* BEGIN PROVIDED DATA *

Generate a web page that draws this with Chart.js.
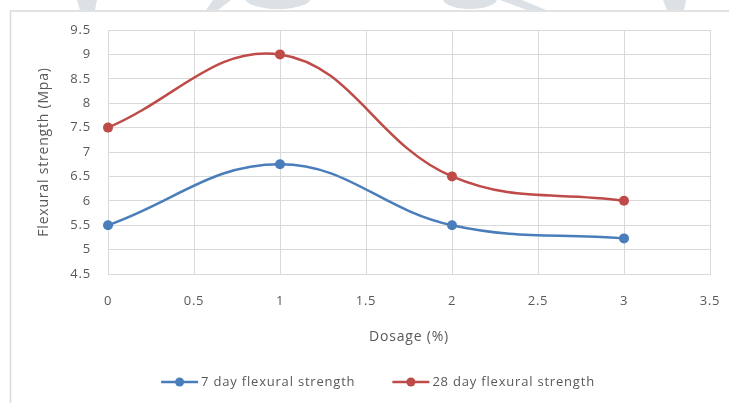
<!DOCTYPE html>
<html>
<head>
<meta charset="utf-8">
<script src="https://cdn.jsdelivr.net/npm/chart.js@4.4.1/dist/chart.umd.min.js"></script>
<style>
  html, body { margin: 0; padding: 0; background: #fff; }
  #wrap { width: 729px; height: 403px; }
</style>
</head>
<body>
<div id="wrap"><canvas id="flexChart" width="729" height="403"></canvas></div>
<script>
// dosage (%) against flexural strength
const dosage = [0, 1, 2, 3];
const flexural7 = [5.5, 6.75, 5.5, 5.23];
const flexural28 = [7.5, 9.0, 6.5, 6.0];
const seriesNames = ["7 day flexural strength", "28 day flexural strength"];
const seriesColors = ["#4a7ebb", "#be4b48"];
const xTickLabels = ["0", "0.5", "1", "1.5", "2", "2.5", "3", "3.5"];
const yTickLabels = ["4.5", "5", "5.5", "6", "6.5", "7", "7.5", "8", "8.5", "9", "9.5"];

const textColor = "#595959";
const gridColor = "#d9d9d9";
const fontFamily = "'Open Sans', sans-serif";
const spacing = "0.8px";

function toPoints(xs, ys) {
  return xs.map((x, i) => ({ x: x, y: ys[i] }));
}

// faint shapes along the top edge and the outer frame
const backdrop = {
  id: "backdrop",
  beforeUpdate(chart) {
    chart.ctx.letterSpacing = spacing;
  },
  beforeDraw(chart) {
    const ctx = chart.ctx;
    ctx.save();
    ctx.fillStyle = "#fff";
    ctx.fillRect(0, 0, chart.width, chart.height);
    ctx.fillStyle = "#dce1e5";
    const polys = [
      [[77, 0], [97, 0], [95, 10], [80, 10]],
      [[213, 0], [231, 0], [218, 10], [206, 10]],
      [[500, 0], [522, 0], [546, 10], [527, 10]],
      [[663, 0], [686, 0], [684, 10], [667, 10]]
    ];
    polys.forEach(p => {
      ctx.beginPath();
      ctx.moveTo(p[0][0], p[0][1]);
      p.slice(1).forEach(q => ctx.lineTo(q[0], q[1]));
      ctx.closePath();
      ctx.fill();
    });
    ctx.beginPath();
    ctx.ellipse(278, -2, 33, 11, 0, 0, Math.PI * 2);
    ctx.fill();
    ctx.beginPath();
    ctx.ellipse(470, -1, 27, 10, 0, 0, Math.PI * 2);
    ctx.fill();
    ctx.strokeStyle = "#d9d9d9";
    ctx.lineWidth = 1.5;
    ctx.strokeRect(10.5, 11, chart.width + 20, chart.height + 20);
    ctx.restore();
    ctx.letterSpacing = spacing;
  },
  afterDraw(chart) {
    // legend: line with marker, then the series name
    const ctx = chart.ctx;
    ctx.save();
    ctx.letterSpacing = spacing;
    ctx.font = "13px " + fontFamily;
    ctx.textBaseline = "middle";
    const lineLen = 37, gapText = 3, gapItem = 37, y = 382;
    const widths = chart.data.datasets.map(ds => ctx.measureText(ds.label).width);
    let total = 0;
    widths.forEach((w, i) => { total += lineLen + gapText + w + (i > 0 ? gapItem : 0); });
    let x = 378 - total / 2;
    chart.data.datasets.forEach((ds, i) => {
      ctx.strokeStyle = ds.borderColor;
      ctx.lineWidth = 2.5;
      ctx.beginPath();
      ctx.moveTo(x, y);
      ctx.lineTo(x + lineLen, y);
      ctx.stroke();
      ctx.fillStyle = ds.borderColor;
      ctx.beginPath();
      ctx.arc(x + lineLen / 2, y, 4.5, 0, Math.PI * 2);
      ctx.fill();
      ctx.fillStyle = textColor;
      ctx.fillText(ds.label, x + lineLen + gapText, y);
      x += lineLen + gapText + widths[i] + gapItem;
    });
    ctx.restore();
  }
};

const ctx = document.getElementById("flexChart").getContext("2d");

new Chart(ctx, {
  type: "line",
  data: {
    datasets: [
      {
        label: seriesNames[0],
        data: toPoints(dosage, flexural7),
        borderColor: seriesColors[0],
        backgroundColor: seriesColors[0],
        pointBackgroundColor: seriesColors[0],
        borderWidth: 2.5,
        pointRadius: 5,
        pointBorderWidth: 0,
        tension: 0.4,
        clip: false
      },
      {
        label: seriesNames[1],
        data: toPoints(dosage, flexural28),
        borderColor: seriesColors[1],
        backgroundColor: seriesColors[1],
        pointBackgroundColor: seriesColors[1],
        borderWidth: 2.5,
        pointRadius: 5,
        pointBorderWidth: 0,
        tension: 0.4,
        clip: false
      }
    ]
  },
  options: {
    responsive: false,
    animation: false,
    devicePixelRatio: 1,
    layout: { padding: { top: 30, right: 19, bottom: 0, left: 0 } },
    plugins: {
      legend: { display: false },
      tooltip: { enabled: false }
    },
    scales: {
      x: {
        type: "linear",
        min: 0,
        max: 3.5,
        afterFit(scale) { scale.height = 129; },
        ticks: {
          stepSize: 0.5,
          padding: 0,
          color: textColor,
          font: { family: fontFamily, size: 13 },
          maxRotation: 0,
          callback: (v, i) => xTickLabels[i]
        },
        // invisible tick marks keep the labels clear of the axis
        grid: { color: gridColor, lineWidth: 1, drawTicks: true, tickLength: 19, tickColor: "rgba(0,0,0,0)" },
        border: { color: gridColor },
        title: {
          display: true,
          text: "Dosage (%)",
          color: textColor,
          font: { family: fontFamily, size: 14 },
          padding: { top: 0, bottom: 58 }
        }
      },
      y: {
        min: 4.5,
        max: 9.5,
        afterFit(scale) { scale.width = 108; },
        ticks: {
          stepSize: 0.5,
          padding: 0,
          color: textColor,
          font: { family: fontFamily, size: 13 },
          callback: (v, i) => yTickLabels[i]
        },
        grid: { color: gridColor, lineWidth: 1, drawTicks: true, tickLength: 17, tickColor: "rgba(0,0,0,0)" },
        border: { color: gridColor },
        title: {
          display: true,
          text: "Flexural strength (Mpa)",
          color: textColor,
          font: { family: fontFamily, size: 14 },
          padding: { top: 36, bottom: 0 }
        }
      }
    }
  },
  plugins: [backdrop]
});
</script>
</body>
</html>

* END PROVIDED DATA *
* BEGIN PROVIDED DATA *

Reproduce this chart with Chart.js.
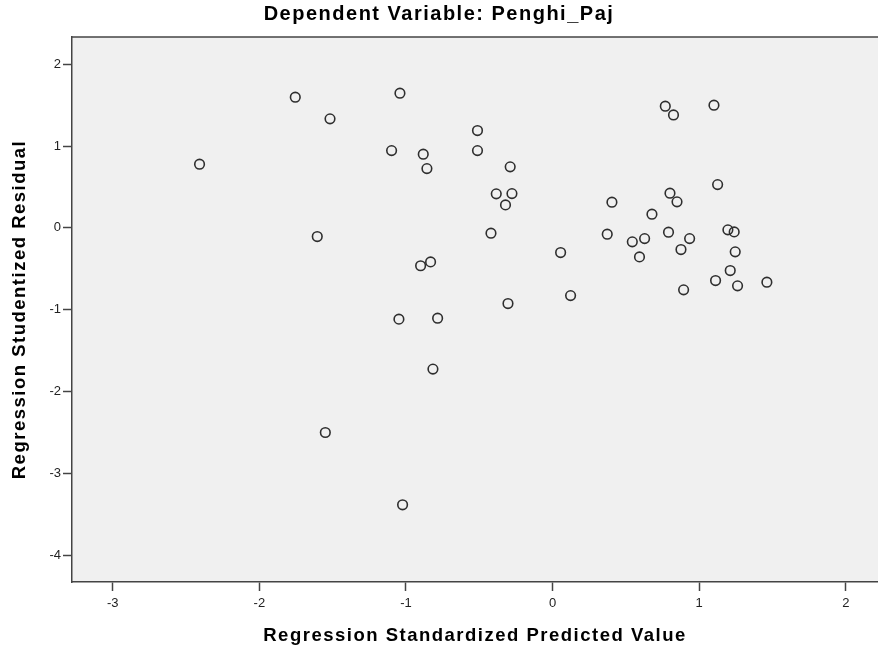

* END PROVIDED DATA *
* BEGIN PROVIDED DATA *

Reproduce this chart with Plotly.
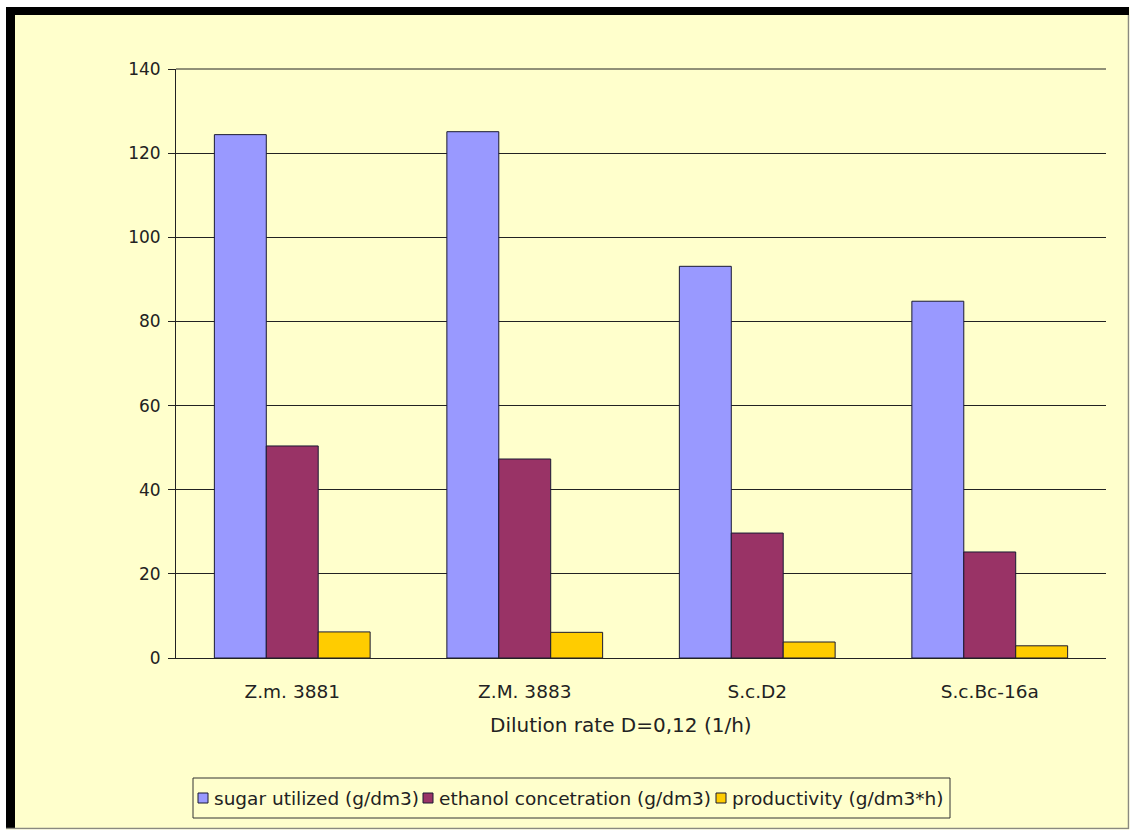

* END PROVIDED DATA *

■ EXERCISE DIRECTIONS: Find how many lines of the material carry the string "this". Only the number should be in the answer.

■ ANSWER IN FULL: 3